• REQUIRED TASK: Repeat all of the material below exactly as written, images excluded.

• RECORDED INFORMATION:
[start]

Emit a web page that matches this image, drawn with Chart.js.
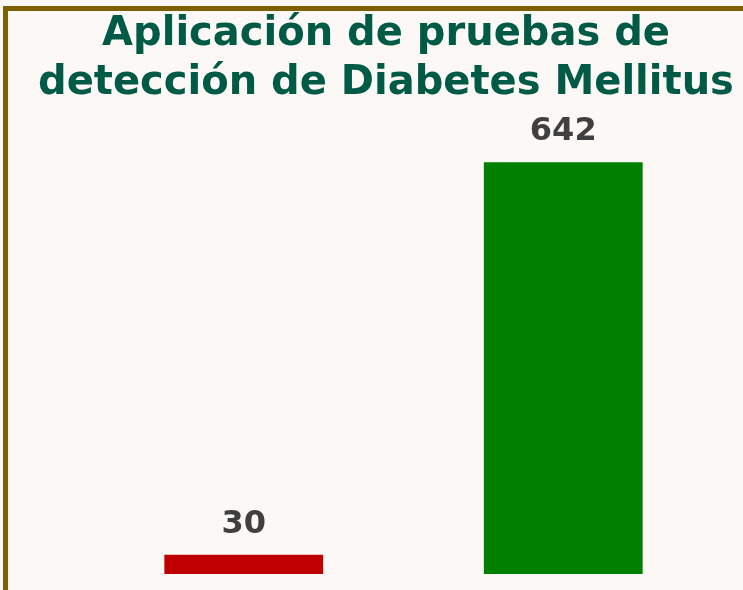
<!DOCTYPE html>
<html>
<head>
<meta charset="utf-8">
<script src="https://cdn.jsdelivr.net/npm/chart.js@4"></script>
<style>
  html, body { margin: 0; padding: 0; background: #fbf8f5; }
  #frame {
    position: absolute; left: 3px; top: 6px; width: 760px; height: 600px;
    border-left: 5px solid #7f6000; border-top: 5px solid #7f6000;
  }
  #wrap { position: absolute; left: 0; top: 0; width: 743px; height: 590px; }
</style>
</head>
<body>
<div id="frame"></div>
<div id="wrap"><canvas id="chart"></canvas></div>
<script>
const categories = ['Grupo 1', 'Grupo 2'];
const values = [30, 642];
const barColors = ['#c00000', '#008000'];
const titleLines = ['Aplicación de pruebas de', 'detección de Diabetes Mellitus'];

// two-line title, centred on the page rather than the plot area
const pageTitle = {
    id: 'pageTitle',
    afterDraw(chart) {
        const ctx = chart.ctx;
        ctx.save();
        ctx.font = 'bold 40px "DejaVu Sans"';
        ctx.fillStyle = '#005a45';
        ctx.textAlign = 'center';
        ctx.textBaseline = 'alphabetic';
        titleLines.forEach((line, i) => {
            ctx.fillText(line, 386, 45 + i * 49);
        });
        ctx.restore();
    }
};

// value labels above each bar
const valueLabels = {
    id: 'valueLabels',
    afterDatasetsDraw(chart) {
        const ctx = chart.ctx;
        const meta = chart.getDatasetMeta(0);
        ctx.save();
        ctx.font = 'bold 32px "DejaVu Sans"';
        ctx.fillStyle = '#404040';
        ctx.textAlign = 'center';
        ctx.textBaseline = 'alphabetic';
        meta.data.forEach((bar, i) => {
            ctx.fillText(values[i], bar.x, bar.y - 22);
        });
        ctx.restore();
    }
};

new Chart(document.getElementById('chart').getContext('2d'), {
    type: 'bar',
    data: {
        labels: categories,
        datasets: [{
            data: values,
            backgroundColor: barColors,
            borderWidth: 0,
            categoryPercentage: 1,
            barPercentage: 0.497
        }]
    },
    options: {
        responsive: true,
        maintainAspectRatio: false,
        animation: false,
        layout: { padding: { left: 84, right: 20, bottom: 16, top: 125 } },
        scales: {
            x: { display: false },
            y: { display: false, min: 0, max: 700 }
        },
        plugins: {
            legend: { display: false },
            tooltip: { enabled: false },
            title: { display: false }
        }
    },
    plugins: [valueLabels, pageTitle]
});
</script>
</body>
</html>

[end]

• WRITTEN RESPONSE:
Emit a web page that matches this image, drawn with Chart.js.
<!DOCTYPE html>
<html>
<head>
<meta charset="utf-8">
<script src="https://cdn.jsdelivr.net/npm/chart.js@4"></script>
<style>
  html, body { margin: 0; padding: 0; background: #fbf8f5; }
  #frame {
    position: absolute; left: 3px; top: 6px; width: 760px; height: 600px;
    border-left: 5px solid #7f6000; border-top: 5px solid #7f6000;
  }
  #wrap { position: absolute; left: 0; top: 0; width: 743px; height: 590px; }
</style>
</head>
<body>
<div id="frame"></div>
<div id="wrap"><canvas id="chart"></canvas></div>
<script>
const categories = ['Grupo 1', 'Grupo 2'];
const values = [30, 642];
const barColors = ['#c00000', '#008000'];
const titleLines = ['Aplicación de pruebas de', 'detección de Diabetes Mellitus'];

// two-line title, centred on the page rather than the plot area
const pageTitle = {
    id: 'pageTitle',
    afterDraw(chart) {
        const ctx = chart.ctx;
        ctx.save();
        ctx.font = 'bold 40px "DejaVu Sans"';
        ctx.fillStyle = '#005a45';
        ctx.textAlign = 'center';
        ctx.textBaseline = 'alphabetic';
        titleLines.forEach((line, i) => {
            ctx.fillText(line, 386, 45 + i * 49);
        });
        ctx.restore();
    }
};

// value labels above each bar
const valueLabels = {
    id: 'valueLabels',
    afterDatasetsDraw(chart) {
        const ctx = chart.ctx;
        const meta = chart.getDatasetMeta(0);
        ctx.save();
        ctx.font = 'bold 32px "DejaVu Sans"';
        ctx.fillStyle = '#404040';
        ctx.textAlign = 'center';
        ctx.textBaseline = 'alphabetic';
        meta.data.forEach((bar, i) => {
            ctx.fillText(values[i], bar.x, bar.y - 22);
        });
        ctx.restore();
    }
};

new Chart(document.getElementById('chart').getContext('2d'), {
    type: 'bar',
    data: {
        labels: categories,
        datasets: [{
            data: values,
            backgroundColor: barColors,
            borderWidth: 0,
            categoryPercentage: 1,
            barPercentage: 0.497
        }]
    },
    options: {
        responsive: true,
        maintainAspectRatio: false,
        animation: false,
        layout: { padding: { left: 84, right: 20, bottom: 16, top: 125 } },
        scales: {
            x: { display: false },
            y: { display: false, min: 0, max: 700 }
        },
        plugins: {
            legend: { display: false },
            tooltip: { enabled: false },
            title: { display: false }
        }
    },
    plugins: [valueLabels, pageTitle]
});
</script>
</body>
</html>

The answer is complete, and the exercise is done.